▶ [DATA SECTION]

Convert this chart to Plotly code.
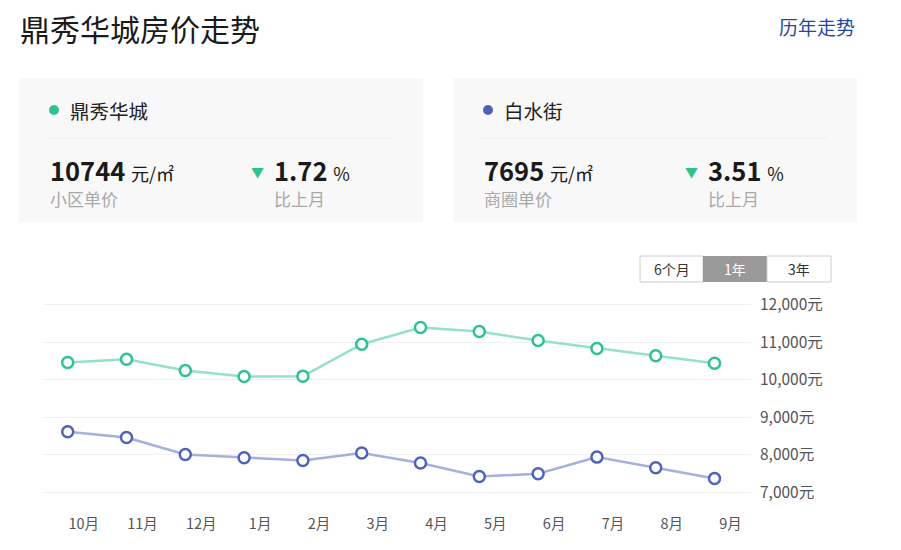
import plotly.graph_objects as go

# monthly average price, yuan per square metre
months = ["10月", "11月", "12月", "1月", "2月", "3月", "4月", "5月", "6月", "7月", "8月", "9月"]
estate_prices = [10460, 10550, 10247, 10087, 10097, 10950, 11395, 11288, 11047, 10834, 10640, 10444]
district_prices = [8611, 8459, 8005, 7917, 7846, 8042, 7775, 7418, 7490, 7935, 7650, 7364]
y_ticks = [7000, 8000, 9000, 10000, 11000, 12000]

estate_name = "鼎秀华城"
district_name = "白水街"
estate_unit_price = "10744"
district_unit_price = "7695"
estate_change = "1.72"
district_change = "3.51"
range_buttons = ["6个月", "1年", "3年"]

GREEN = "#2ec28c"
GREEN_LINE = "#93e2c3"
BLUE = "#4d63b9"
BLUE_LINE = "#a4b0dd"
FONT = "Noto Sans CJK SC"

W, H = 901, 550
L, R, T, B = 43, 150, 303, 56
PW, PH = W - L - R, H - T - B


def px(x):
    return (x - L) / PW


def py(y):
    return (H - B - y) / PH


fig = go.Figure()
xs = list(range(len(months)))
fig.add_trace(go.Scatter(
    x=xs, y=district_prices, mode="lines+markers", name=district_name,
    line=dict(color=BLUE_LINE, width=2.5),
    marker=dict(size=11, color="white", line=dict(color=BLUE, width=2.5)),
    cliponaxis=False))
fig.add_trace(go.Scatter(
    x=xs, y=estate_prices, mode="lines+markers", name=estate_name,
    line=dict(color=GREEN_LINE, width=2.5),
    marker=dict(size=11, color="white", line=dict(color=GREEN, width=2.5)),
    cliponaxis=False))

shapes = []
ann = []


def text(x, y, s, size, color="#222", anchor="left", bold=False):
    if bold:
        s = "<b>" + s + "</b>"
    ann.append(dict(x=px(x), y=py(y), xref="paper", yref="paper", text=s,
                    showarrow=False, xanchor=anchor, yanchor="middle",
                    font=dict(family=FONT, size=size, color=color)))


def rect(x0, y0, x1, y1, fill, line=None):
    shapes.append(dict(type="rect", xref="paper", yref="paper",
                       x0=px(x0), x1=px(x1), y0=py(y1), y1=py(y0),
                       fillcolor=fill, layer="below",
                       line=dict(width=1 if line else 0, color=line or fill)))


text(18, 28, "鼎秀华城房价走势", 30, "#1a1a1a")
text(857, 26, "历年走势", 19, "#1d48a8", anchor="right")

cards = [
    (19, estate_name, GREEN, estate_unit_price, "小区单价", estate_change),
    (453, district_name, BLUE, district_unit_price, "商圈单价", district_change),
]
for x0, name, dot, price, label, change in cards:
    rect(x0, 78, x0 + 404, 222, "#f8f8f8")
    shapes.append(dict(type="line", xref="paper", yref="paper",
                       x0=px(x0 + 29), x1=px(x0 + 374), y0=py(138), y1=py(138),
                       line=dict(color="#ececec", width=1)))
    shapes.append(dict(type="circle", xref="paper", yref="paper",
                       x0=px(x0 + 30), x1=px(x0 + 40), y0=py(115), y1=py(105),
                       fillcolor=dot, line=dict(width=0)))
    text(x0 + 49, 110, name, 19.5, "#222")
    text(x0 + 29, 169, price + " <span style='font-size:18px;font-weight:normal'>元/㎡</span>", 25.5, "#1a1a1a", bold=True)
    text(x0 + 29, 198.5, label, 17, "#a8a8a8")
    text(x0 + 230, 171, "▼", 13, GREEN)
    text(x0 + 253, 169, "<b>" + change + "</b> <span style='font-size:18px'>%</span>", 25.5, "#1a1a1a")
    text(x0 + 253, 198.5, "比上月", 17, "#a8a8a8")

bx = [640, 703, 767, 831]
for i, b in enumerate(range_buttons):
    active = i == 1
    rect(bx[i], 256, bx[i + 1], 282, "#999999" if active else "white", None if active else "#cccccc")
    text((bx[i] + bx[i + 1]) / 2, 269, b, 14, "white" if active else "#333", anchor="center")

fig.update_layout(
    width=W, height=H,
    margin=dict(l=L, r=R, t=T, b=B),
    paper_bgcolor="white", plot_bgcolor="white",
    showlegend=False,
    shapes=shapes, annotations=ann,
    font=dict(family=FONT, color="#555"),
    xaxis=dict(range=[-0.42, 11.62], tickvals=xs, ticktext=months,
               showgrid=False, zeroline=False, showline=False,
               ticks="", ticklabelshift=16, ticklabelstandoff=19,
               tickfont=dict(size=14.5, color="#555")),
    yaxis=dict(range=[6950, 12050], side="right", tickvals=y_ticks,
               ticktext=[f"{v:,}元" for v in y_ticks],
               showgrid=True, gridcolor="#f1f1f1",
               zeroline=False, showline=False, ticks="", ticklabelstandoff=8,
               tickfont=dict(size=15.5, color="#555")),
)

fig.write_html("out.html", config={"displayModeBar": False},
               post_script="document.body.style.margin='0';")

▶ [STATED GOAL] Write out exactly the opening lines of the data, stopping after the line that holds "y_ticks = [7000, 8000, 9000, 10000, 11000, 12000]". Exclude pictures.

▶ [FULL ANSWER]
Convert this chart to Plotly code.
import plotly.graph_objects as go

# monthly average price, yuan per square metre
months = ["10月", "11月", "12月", "1月", "2月", "3月", "4月", "5月", "6月", "7月", "8月", "9月"]
estate_prices = [10460, 10550, 10247, 10087, 10097, 10950, 11395, 11288, 11047, 10834, 10640, 10444]
district_prices = [8611, 8459, 8005, 7917, 7846, 8042, 7775, 7418, 7490, 7935, 7650, 7364]
y_ticks = [7000, 8000, 9000, 10000, 11000, 12000]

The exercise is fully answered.